После того как все высказались, мы должны были разложить наши вещи по рундукам. Как они были малы! Только 11/2х11/2х11/2 фута. Но в конце концов, хотя это и казалось невозможным, нам удалось уложить каждый носовой платок, даже расчески на предназначенное им место.
У меня возникли трудности с койкой – как только оказывался в ней, не мог пошевелить ни рукой, ни ногой. Тогда я еще не знал о маленьких деревянных клиньях, их матерые морские волки вставляют между веревками с каждой стороны, чтобы разделить койки.
Каждое утро нас поднимали в 6 утра. Встаешь, связываешь, укладываешь. Койка, сделанная из парусины, должна быть свернута в форме сосиски, чтобы в случае необходимости ее можно было использовать как спасательный буй. Это занимает мгновение, потому что через 10 минут мы в спортивных костюмах строимся на зарядку на продуваемой всеми ветрами верхней палубе.

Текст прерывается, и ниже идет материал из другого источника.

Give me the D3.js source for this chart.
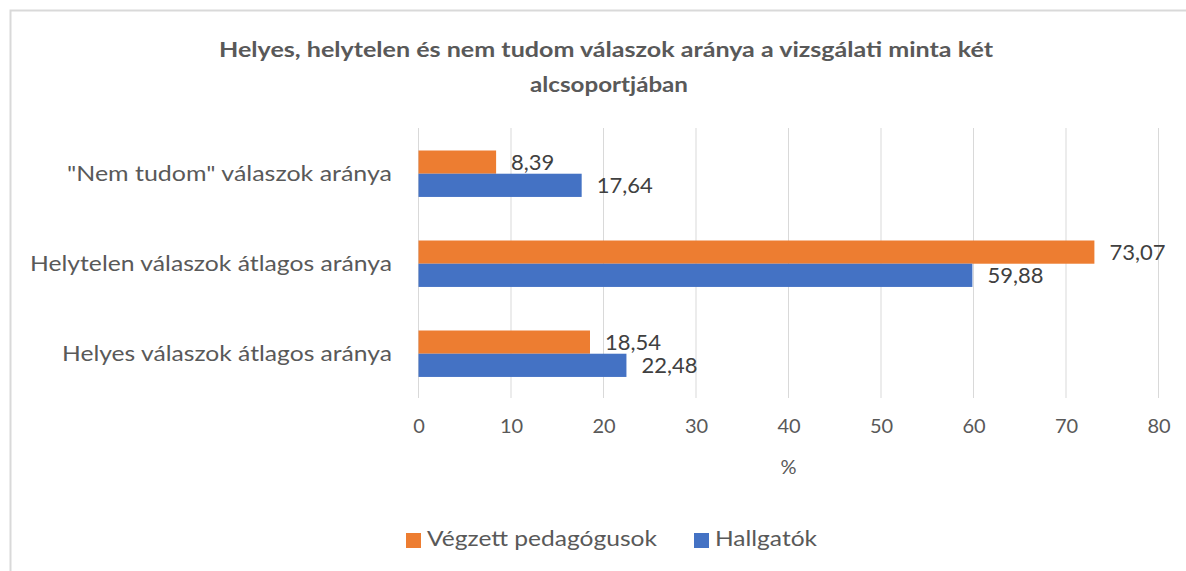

Март 1940 года был особенно холодным, термометр обычно показывал около 10 градусов мороза. За час до подъема вахтенный наполнял ведро холодной водой. Чтобы умыться, кромку льда на этом ведре мы пробивали своей головой. Раздевшись до пояса, мы скребли себя с мылом, а в это время ветер завывал в снастях, напоминая нам – и нам никогда не позволяли это забывать, – что мы на борту парусника. Затем мы должны были бриться на палубе, хотя позднее нам разрешалось делать это в умывальне. Мы учились делать все самым трудным способом. Малейший недостаток рвения наказывался приказом подняться наверх, на фок-мачту, грот-мачту и бизань. Вверх по одной стороне, вниз по другой. Из одежды ничего, кроме шорт. И конечно, никаких перчаток, чтобы согреть пальцы. Нам не разрешали надевать перчатки, когда мы поднимались наверх, чтобы мы могли ощутить такелаж кончиками пальцев. Было еще множество всяких правил, но все они отличались от правил, принятых на Данхольме, потому что сейчас мы по-настоящему изучали морское дело. Все знания, которые мы получили на борту, были жизненно важны для работы на парусном судне на море. Едва ли можно предположить, что я наслаждался, замерзая на палубе или на мачте, но я вскоре начал понимать, что это существенная сторона обучения морского офицера. И поэтому я все-таки находил здесь больше удовлетворения, чем в то время, которое провел на Данхольме. Сама атмосфера была иной. Я часто вспоминал время, когда хозяин, на шхуне которого я был боцманом, казался таким требовательным. Это была детская игра по сравнению с той жизнью, которую я выбрал по собственной воле, чтобы узнать, что значит действительно выйти в море. И это не шло ни в какое сравнение с путешествием на лайнере, снабженном центральным отоплением.